Note: This can be done with or without the Law of Cosines. As Joshua pointed out in a previous post, the student can work with the altitude on the '5' side and use the Pythagorean Theorem and algebra to show that a 30-60-90 triangle is formed. This method is instructive (and constructive too!).
For parts (b) - (e), we will no longer be focusing only on the 5-7-8 triangle. Consider any integer-sided ΔABC with ∠C = 60° and with opposite side of length 7.
(b) Show that a2 + b2 - ab = 49. [*]
See note after part (a) for two possible methods.
(c) We are looking for integer solutions to [*]. There are several methods including a Pell equation approach (we will not go in that direction). Students can certainly try a guess-test strategy, however we can initially restrict the possible values of b, can't we?
As an initial boundary, show that 13 >b ≥ 8 using basic geometry.
(d) Show that a better restriction for b is 14/√3 ≥ b ≥ 8 by:
(i) [Trig] Using the Law of Sines
(ii) [Advanced Algebra] Use the quadratic formula in [*] to solve for a in terms of b. Using the discriminant, show that b ≤ 14/√3.
From this result, explain why it follows that b must equal 8.
(e) Solve for a.
Suggestions: From [*] OR use your result from the quadratic formula in (d)(ii) to show that there are exactly 2 scalene triangles satisfying the above conditions.
The answers for this are:
a=3, b=8, c=7;
a=5, b=8, c=7
BTW, is it a coincidence that the two values of a happen to add up to b?

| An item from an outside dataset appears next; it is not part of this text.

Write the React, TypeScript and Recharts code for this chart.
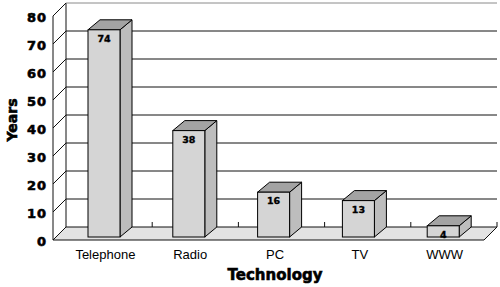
import React from 'react';
import { BarChart, Bar, XAxis, YAxis, CartesianGrid } from 'recharts';

const categories = ['Telephone', 'Radio', 'PC', 'TV', 'WWW'];
const years = [74, 38, 16, 13, 4];
const yTicks = [0, 10, 20, 30, 40, 50, 60, 70, 80];

const data = categories.map((name, i) => ({ name, years: years[i] }));

const DX = 12;
const DY = 10;
const SIDE = 13;
const BACK_EXTRA = 7;
const SHIFT = 4;

const Bar3D = (props: any) => {
  const { x, y, width, height, value } = props;
  if (x == null || y == null) return null;
  const fl = x - SHIFT;
  const fr = fl + width;
  const ft = y + DY;
  const fb = y + height + DY;
  const top = `${fl},${ft} ${fl + DX},${ft - DY} ${fr + DX},${ft - DY} ${fr},${ft}`;
  const side = `${fr},${ft} ${fr + DX},${ft - DY} ${fr + DX},${fb - DY} ${fr},${fb}`;
  return (
    <g>
      <polygon points={side} fill="#bdbdbd" stroke="#000" strokeWidth={1} strokeLinejoin="round" />
      <polygon points={top} fill="#a3a3a3" stroke="#000" strokeWidth={1} strokeLinejoin="round" />
      <rect x={fl} y={ft} width={width} height={fb - ft} fill="#d5d5d5" stroke="#000" strokeWidth={1} />
      <text
        x={fl + width / 2}
        y={ft + 8.5}
        textAnchor="middle"
        dominantBaseline="central"
        fontFamily="DejaVu Sans"
        fontWeight="bold"
        fontSize={9.5}
        stroke="#000"
        strokeWidth={0.35}
        fill="#000"
      >
        {value}
      </text>
    </g>
  );
};

const GridLine = (props: any) => {
  const { x1, y1, x2, x, y, width, height } = props;
  const backRight = x2 + BACK_EXTRA;
  const bottom = y + height;
  const isBottom = Math.abs(y1 - bottom) < 1;
  const isTop = Math.abs(y1 - y) < 1;
  const lineColor = isTop ? '#8a8a8a' : '#111';
  if (isBottom) {
    const backWidth = backRight - x;
    const ticks = [1, 2, 3, 4, 5].map((k) => x + (k * backWidth) / 5);
    return (
      <g>
        <polygon
          points={`${x},${bottom} ${backRight},${bottom} ${backRight - SIDE},${bottom + SIDE} ${x - SIDE},${bottom + SIDE}`}
          fill="#e3e3e3"
          stroke="#111"
          strokeWidth={1}
        />
        <line x1={x} y1={y} x2={x} y2={bottom} stroke="#111" strokeWidth={1} />
        <line x1={x - SIDE} y1={y + SIDE} x2={x - SIDE} y2={bottom + SIDE} stroke="#111" strokeWidth={1} />
        {ticks.map((tx, i) => (
          <line key={i} x1={tx} y1={bottom} x2={tx} y2={bottom - 5} stroke="#111" strokeWidth={1} />
        ))}
      </g>
    );
  }
  return (
    <g>
      <line x1={x1} y1={y1} x2={backRight} y2={y1} stroke={lineColor} strokeWidth={1} />
      <line x1={x1} y1={y1} x2={x1 - SIDE} y2={y1 + SIDE} stroke="#111" strokeWidth={1} />
    </g>
  );
};

const YTick = (props: any) => {
  const { x, y, payload } = props;
  return (
    <text
      x={x}
      y={y + 14}
      textAnchor="end"
      dominantBaseline="central"
      fontFamily="DejaVu Sans"
      fontWeight="bold"
      fontSize={13}
      letterSpacing={1}
      stroke="#000"
      strokeWidth={0.6}
      fill="#000"
    >
      {payload.value}
    </text>
  );
};

const XTick = (props: any) => {
  const { x, y, payload } = props;
  return (
    <text
      x={x - 3}
      y={y + 32}
      textAnchor="middle"
      fontFamily="Liberation Sans"
      fontSize={13}
      fill="#000"
    >
      {payload.value}
    </text>
  );
};

const YLabel = (props: any) => {
  const vb = props.viewBox || { x: 0, y: 0, width: 66, height: 224 };
  const cx = vb.x + 12;
  const cy = vb.y + vb.height / 2 + 5;
  return (
    <text
      x={cx}
      y={cy}
      transform={`rotate(-90, ${cx}, ${cy})`}
      textAnchor="middle"
      dominantBaseline="central"
      fontFamily="DejaVu Sans"
      fontWeight="bold"
      fontSize={14}
      stroke="#000"
      strokeWidth={0.6}
      fill="#000"
    >
      Years
    </text>
  );
};

const XLabel = (props: any) => {
  const vb = props.viewBox || { x: 66, y: 227, width: 424, height: 60 };
  return (
    <text
      x={vb.x + vb.width / 2 - 3}
      y={vb.y + 53}
      textAnchor="middle"
      fontFamily="DejaVu Sans"
      fontWeight="bold"
      fontSize={15}
      stroke="#000"
      strokeWidth={0.6}
      fill="#000"
    >
      Technology
    </text>
  );
};

export default function App() {
  return (
    <div style={{ position: 'absolute', left: 0, top: 0, background: '#fff' }}>
      <BarChart
        width={500}
        height={287}
        data={data}
        margin={{ top: 3, right: 10, bottom: 0, left: 0 }}
      >
        <CartesianGrid horizontal={(p: any) => <GridLine {...p} />} vertical={false} />
        <XAxis
          dataKey="name"
          height={60}
          axisLine={false}
          tickLine={false}
          tickSize={0}
          tickMargin={0}
          interval={0}
          tick={(p: any) => <XTick {...p} />}
          label={{ content: (p: any) => <XLabel {...p} /> }}
        />
        <YAxis
          width={66}
          domain={[0, 80]}
          ticks={yTicks}
          interval={0}
          axisLine={false}
          tickLine={false}
          tickSize={19}
          tickMargin={0}
          tick={(p: any) => <YTick {...p} />}
          label={{ content: (p: any) => <YLabel {...p} /> }}
        />
        <Bar dataKey="years" barSize={32} isAnimationActive={false} shape={(p: any) => <Bar3D {...p} />} />
      </BarChart>
    </div>
  );
}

(f) REPEAT PARTS (b) - (e) for an integer-sided scalene triangle with a 60° angle and an opposite side of length 13. There will be some slight modifications needed such as formula [*]. State and use a similar inequality from (d) to show that there are two possible values for b, namely 14 and 15. Go further and show b=14 is not possible (e.g., using the discriminant).
Then show that b = 15 leads to two solutions (triangles) - sorry, I'm not giving these away yet!
(g) REPEAT PARTS (b) - (e) for an integer-sided scalene triangle with a 60° angle and an opposite side of length 19. Again, you should find that the inequality from (d) leads to two possible values for b, only one of which works. Give the two solutions (triangles).
(h) Some of you will no doubt wonder why we did 3 separate analyses, when a slightly more general approach could have been used, specifically a more general inequality in part (d). Ok, so do that (keep all conditions, except side 'c' will now be a parameter).
Show that, in general, 2c/√3 ≥ b ≥ c.
(j) Surely, we can't go further other than searching for a general solution for the 60° problem. Of course, we can: Come up with similar questions and solutions to all parts above if ∠C = 120°. I'll start you off: a=3, b=5, c=7. Show that ∠C = 120°, etc...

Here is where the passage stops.